Jackson also warned that “I’m beginning to see possibly the re-emergence of that total traducing of what I regard as being the basis of the spiritual nature of this country, where we do care about society, where we do believe in communities, where we do not leave people to walk by on the other side.”
It’s captivating viewing, not least because the further Jackson goes in delivering her critique, the louder the jeers can be heard from the Conservative benches, and all the while Jackson remains cool and calm in her delivery.
Watch the whole clip here.
Of course, there were immediate objections to Jackson’s speech, the first coming from Conservative Sir Tony Baldry across the Chamber, who tried to get the Speaker to rule that Jackson’s speech was out of order. The Speaker refused to oblige.
Jackson has been criticized widely for her comments, but also praised for being a “conviction” politician – in that sense, not unlike Margaret Thatcher. She has since said she has received thousands of emails, running approximately 10-1 in her favour. She has also said that she “spoke up because history has been rewritten over the past week”.
The phrase ‘do not speak ill of the dead’ originates from the Latin ‘De mortuis nil nisi bonum’ (“Of the dead say nothing but good”), and can be attributed to Chillon of Sparta, from 6th Century BC. Whether it be following the death of crocodile hunter Steve Irwin, or British PM Margaret Thatcher, it continues to have currency in our modern times.

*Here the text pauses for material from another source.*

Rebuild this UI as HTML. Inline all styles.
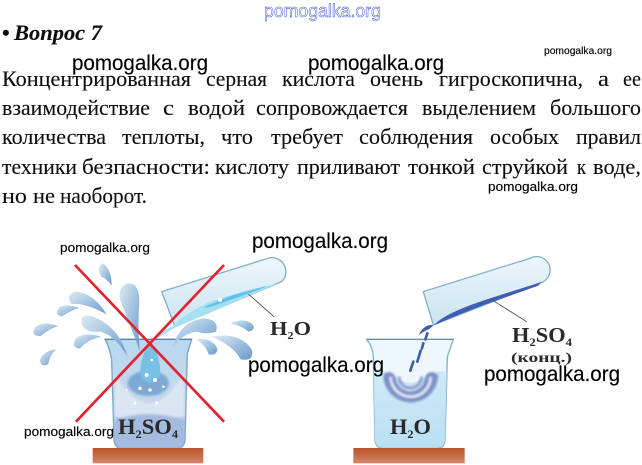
<!DOCTYPE html>
<html lang="ru"><head><meta charset="utf-8"><style>
html,body{margin:0;padding:0;background:#fff}
svg{display:block}
.t{font-family:"Liberation Serif",serif;font-size:22px;fill:#111;stroke:#111;stroke-width:.12}
.w{font-family:"Liberation Sans",sans-serif;fill:#000}
.b{font-family:"Liberation Serif",serif;font-weight:bold;fill:#2a2a2a}
</style></head><body>
<svg width="642" height="465" viewBox="0 0 642 465" xmlns="http://www.w3.org/2000/svg">
<defs>
<filter id="s" x="-5%" y="-5%" width="110%" height="110%"><feGaussianBlur stdDeviation="0.3"/></filter>
<filter id="i" x="-5%" y="-5%" width="110%" height="110%"><feGaussianBlur stdDeviation="0.5"/></filter>
<filter id="p" x="-20%" y="-20%" width="140%" height="140%"><feGaussianBlur stdDeviation="7"/></filter>
<filter id="q" x="-20%" y="-20%" width="140%" height="140%"><feGaussianBlur stdDeviation="3.5"/></filter>
<linearGradient id="drop" x1="0" y1="0" x2="1" y2="1"><stop offset="0" stop-color="#dbe9f4"/><stop offset=".5" stop-color="#a3c3e0"/><stop offset="1" stop-color="#6a99c9"/></linearGradient>
<linearGradient id="acid" x1="0" y1="0" x2="0" y2="1"><stop offset="0" stop-color="#b9d9ef"/><stop offset=".6" stop-color="#c5d7ec"/><stop offset="1" stop-color="#9cb7dd"/></linearGradient>
<linearGradient id="water" x1="0" y1="0" x2="0" y2="1"><stop offset="0" stop-color="#cfeaf7"/><stop offset="1" stop-color="#b9dff3"/></linearGradient>
<linearGradient id="tube" x1="0" y1="0" x2="0" y2="1"><stop offset="0" stop-color="#eef7fb"/><stop offset="1" stop-color="#c9e3f1"/></linearGradient>
<linearGradient id="tab" x1="0" y1="0" x2="0" y2="1"><stop offset="0" stop-color="#b9532c"/><stop offset="1" stop-color="#d48669"/></linearGradient>
</defs>
<rect width="642" height="465" fill="#fff"/>

<g filter="url(#s)">
<text x="2" y="40" class="t" style="font-weight:bold">•</text>
<text x="14" y="40" textLength="88" lengthAdjust="spacingAndGlyphs" class="t" style="font-weight:bold;font-style:italic">Вопрос 7</text>

<text x="2" y="86" textLength="189" lengthAdjust="spacingAndGlyphs" class="t">Концентрированная</text>
<text x="206" y="86" textLength="61" lengthAdjust="spacingAndGlyphs" class="t">серная</text>
<text x="282" y="86" textLength="73" lengthAdjust="spacingAndGlyphs" class="t">кислота</text>
<text x="370" y="86" textLength="53" lengthAdjust="spacingAndGlyphs" class="t">очень</text>
<text x="439" y="86" textLength="144" lengthAdjust="spacingAndGlyphs" class="t">гигроскопична,</text>
<text x="598" y="86" textLength="11" lengthAdjust="spacingAndGlyphs" class="t">а</text>
<text x="623" y="86" textLength="18" lengthAdjust="spacingAndGlyphs" class="t">ее</text>

<text x="2" y="115" textLength="148" lengthAdjust="spacingAndGlyphs" class="t">взаимодействие</text>
<text x="163" y="115" textLength="11" lengthAdjust="spacingAndGlyphs" class="t">с</text>
<text x="188" y="115" textLength="57" lengthAdjust="spacingAndGlyphs" class="t">водой</text>
<text x="256" y="115" textLength="152" lengthAdjust="spacingAndGlyphs" class="t">сопровождается</text>
<text x="422" y="115" textLength="114" lengthAdjust="spacingAndGlyphs" class="t">выделением</text>
<text x="550" y="115" textLength="91" lengthAdjust="spacingAndGlyphs" class="t">большого</text>

<text x="2" y="144" textLength="104" lengthAdjust="spacingAndGlyphs" class="t">количества</text>
<text x="122" y="144" textLength="83" lengthAdjust="spacingAndGlyphs" class="t">теплоты,</text>
<text x="221" y="144" textLength="32" lengthAdjust="spacingAndGlyphs" class="t">что</text>
<text x="271" y="144" textLength="72" lengthAdjust="spacingAndGlyphs" class="t">требует</text>
<text x="359" y="144" textLength="114" lengthAdjust="spacingAndGlyphs" class="t">соблюдения</text>
<text x="490" y="144" textLength="69" lengthAdjust="spacingAndGlyphs" class="t">особых</text>
<text x="576" y="144" textLength="65" lengthAdjust="spacingAndGlyphs" class="t">правил</text>

<text x="2" y="174" textLength="75" lengthAdjust="spacingAndGlyphs" class="t">техники</text>
<text x="82" y="174" textLength="128" lengthAdjust="spacingAndGlyphs" class="t">безпасности:</text>
<text x="215" y="174" textLength="74" lengthAdjust="spacingAndGlyphs" class="t">кислоту</text>
<text x="297" y="174" textLength="103" lengthAdjust="spacingAndGlyphs" class="t">приливают</text>
<text x="408" y="174" textLength="67" lengthAdjust="spacingAndGlyphs" class="t">тонкой</text>
<text x="482" y="174" textLength="86" lengthAdjust="spacingAndGlyphs" class="t">струйкой</text>
<text x="577" y="174" textLength="9" lengthAdjust="spacingAndGlyphs" class="t">к</text>
<text x="593" y="174" textLength="48" lengthAdjust="spacingAndGlyphs" class="t">воде,</text>

<text x="2" y="203" textLength="25" lengthAdjust="spacingAndGlyphs" class="t">но</text>
<text x="33" y="203" textLength="22" lengthAdjust="spacingAndGlyphs" class="t">не</text>
<text x="60" y="203" textLength="87" lengthAdjust="spacingAndGlyphs" class="t">наоборот.</text>
</g>

<!-- LEFT ILLUSTRATION -->
<g transform="translate(0,220) scale(.33333)" filter="url(#i)">
  <path d="M315 358H575L562 400L555 660Q552 685 530 685H365Q345 685 342 660L335 420Q330 385 315 358Z" fill="url(#acid)" stroke="#7aa5c6" stroke-width="4"/>
  <path d="M315 358H575" stroke="#4b7d9f" stroke-width="3"/>
  <path d="M345 460Q445 640 552 460L553 590Q445 610 345 590Z" fill="#dfe9f4" opacity=".85" filter="url(#q)"/>
  <ellipse cx="445" cy="490" rx="62" ry="38" fill="#7ea9d5" filter="url(#q)"/>
  <path d="M345 600Q445 565 552 600V655Q550 684 530 684H365Q347 684 345 655Z" fill="#a3bbdf" filter="url(#q)"/>
  <path d="M452 362Q410 430 425 475Q455 505 480 470Q485 420 452 362Z" fill="#79c0e6"/>
  <g fill="#fff"><circle cx="440" cy="465" r="6"/><circle cx="465" cy="480" r="6"/><circle cx="420" cy="505" r="5"/><circle cx="450" cy="510" r="5"/><circle cx="490" cy="500" r="4"/><circle cx="405" cy="550" r="4"/><circle cx="470" cy="548" r="4"/><circle cx="380" cy="510" r="3"/><circle cx="455" cy="420" r="4"/></g>
  <path d="M518 380Q540 305 610 295Q660 298 648 335Q620 345 590 335Q550 340 518 380Z" fill="url(#drop)"/>
  <path d="M382 410Q360 325 285 292Q240 275 245 310Q255 340 300 335Q345 345 382 410Z" fill="url(#drop)"/>
  <path d="M420 395Q412 330 418 250Q420 190 385 190Q350 200 362 245Q385 300 420 395Z" fill="url(#drop)"/>
  <path d="M335 197Q335 150 310 130Q288 140 303 170Q320 175 335 197Z" fill="url(#drop)"/>
  <path d="M320 283Q280 218 225 215Q195 228 215 252Q255 248 320 283Z" fill="url(#drop)"/>
  <path d="M238 264Q200 250 178 262Q160 282 185 290Q210 272 238 264Z" fill="url(#drop)"/>
  <path d="M174 318Q130 302 105 322Q90 348 122 348Q145 328 174 318Z" fill="url(#drop)"/>
  <path d="M304 350Q255 335 228 355Q210 382 240 386Q260 360 304 350Z" fill="url(#drop)"/>
  <path d="M168 388Q130 392 120 420Q122 445 145 432Q150 405 168 388Z" fill="url(#drop)"/>
  <path d="M690 310Q730 292 755 310Q772 328 745 335Q725 316 690 310Z" fill="url(#drop)"/>
  <path d="M590 358Q635 352 652 385Q652 408 626 403Q618 377 590 358Z" fill="url(#drop)"/>
  <path d="M636 350Q720 335 755 388Q765 425 722 418Q700 378 636 350Z" fill="url(#drop)"/>
  <!-- tube -->
  <path d="M485 215L800 116A42 42 0 0 1 845 185L525 320Z" fill="url(#tube)" stroke="#83b1cb" stroke-width="4"/>
  <path d="M835 190L745 210L640 242Q560 275 525 315Q480 335 450 365Q490 345 530 320L800 205Z" fill="#a5dff2"/>
  <path d="M800 198L700 225L620 258Q600 268 640 258L780 208Z" fill="#60c0ea"/>
  <circle cx="660" cy="240" r="6" fill="#fff"/>
  <path d="M745 222L822 290" stroke="#444" stroke-width="2.4" fill="none"/>
  <rect x="278" y="684" width="332" height="46" fill="url(#tab)"/>
  <path d="M225 135L672 605M672 135L228 605" stroke="#e2202e" stroke-width="8" fill="none"/>
</g>

<!-- RIGHT ILLUSTRATION -->
<g transform="translate(330,220) scale(.33333)" filter="url(#i)">
  <path d="M110 358H370L352 410L345 660Q342 685 320 685H160Q138 685 135 660L130 410Q128 380 110 358Z" fill="#eef8fc" stroke="#7fb0cd" stroke-width="4"/>
  <path d="M110 358H370" stroke="#5f8aa6" stroke-width="3"/>
  <path d="M131 455Q170 448 190 470Q240 505 290 470Q320 448 350 455L345 660Q342 683 320 683H160Q138 683 135 660Z" fill="url(#water)"/>
  <path d="M160 465A82 82 0 0 0 324 465Q300 445 285 470A44 44 0 0 1 197 470Q180 445 160 465Z" fill="#7f90c8" filter="url(#q)"/>
  <path d="M182 470A60 60 0 0 0 302 470" fill="none" stroke="#f2f4fa" stroke-width="9" opacity=".9" filter="url(#q)"/>
  <path d="M207 470A34 34 0 0 0 275 470" fill="none" stroke="#8e9bcc" stroke-width="9" filter="url(#q)"/>
  <circle cx="240" cy="472" r="13" fill="#f1f4fa"/>
  <path d="M312 315Q282 312 266 345Q285 332 298 327Z" fill="#3f5fa8"/>
  <path d="M292 340L286 358M280 370L276 385M272 392L262 425M250 425L241 452" stroke="#3f5fa8" stroke-width="8" fill="none" stroke-linecap="round"/>
  <path d="M280 215L600 115A40 40 0 0 1 640 185L310 315Z" fill="url(#tube)" stroke="#86b3cc" stroke-width="4"/>
  <path d="M312 316Q340 280 480 235L635 186L625 197L490 245Q380 285 312 316Z" fill="#3f5fb2"/>
  <path d="M490 242L590 305" stroke="#444" stroke-width="2.4" fill="none"/>
  <rect x="70" y="684" width="334" height="46" fill="url(#tab)"/>
</g>

<g filter="url(#s)">
  <text x="270" y="335" class="b" font-size="20" textLength="41" lengthAdjust="spacingAndGlyphs">H<tspan font-size="11" dy="4">2</tspan><tspan dy="-4">O</tspan></text>
  <text x="118" y="434" class="b" font-size="22" textLength="60" lengthAdjust="spacingAndGlyphs">H<tspan font-size="12" dy="4">2</tspan><tspan dy="-4">SO</tspan><tspan font-size="12" dy="4">4</tspan></text>
  <text x="390" y="434" class="b" font-size="22" textLength="41" lengthAdjust="spacingAndGlyphs">H<tspan font-size="12" dy="4">2</tspan><tspan dy="-4">O</tspan></text>
  <text x="512" y="342" class="b" font-size="21" textLength="60" lengthAdjust="spacingAndGlyphs">H<tspan font-size="12" dy="4">2</tspan><tspan dy="-4">SO</tspan><tspan font-size="12" dy="4">4</tspan></text>
  <text x="511" y="362" class="b" font-size="14" textLength="61" lengthAdjust="spacingAndGlyphs">(конц.)</text>
</g>

<text x="264" y="17" textLength="117" lengthAdjust="spacingAndGlyphs" font-family="Liberation Sans,sans-serif" font-size="18" fill="#fff" stroke="#2c3fd0" stroke-width=".45">pomogalka.org</text>
<g class="w" stroke="#000" stroke-width=".15">
<text class="w" x="72" y="70" font-size="21" textLength="136" lengthAdjust="spacingAndGlyphs">pomogalka.org</text>
<text class="w" x="308" y="70" font-size="21" textLength="136" lengthAdjust="spacingAndGlyphs">pomogalka.org</text>
<text class="w" x="544" y="54" font-size="10.5" textLength="68" lengthAdjust="spacingAndGlyphs">pomogalka.org</text>
<text class="w" x="488" y="191" font-size="13" textLength="90" lengthAdjust="spacingAndGlyphs">pomogalka.org</text>
<text class="w" x="60" y="252" font-size="13" textLength="90" lengthAdjust="spacingAndGlyphs">pomogalka.org</text>
<text class="w" x="252" y="248" font-size="21" textLength="136" lengthAdjust="spacingAndGlyphs">pomogalka.org</text>
<text class="w" x="248" y="372" font-size="21" textLength="136" lengthAdjust="spacingAndGlyphs">pomogalka.org</text>
<text class="w" x="484" y="381" font-size="21" textLength="136" lengthAdjust="spacingAndGlyphs">pomogalka.org</text>
<text class="w" x="24" y="436" font-size="13" textLength="90" lengthAdjust="spacingAndGlyphs">pomogalka.org</text>
</g>
</svg>
</body></html>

Surely we owe it to history to provide a variety of reflections – a spectrum of opinions – on public figures after they are gone. And sure, respect should be afforded to the dead, but not at the expense of rewriting history. And not at the expense of kicking other public figures who are still alive to death, figuratively speaking, just because someone else’s passing provides a cheap opportunity to do so.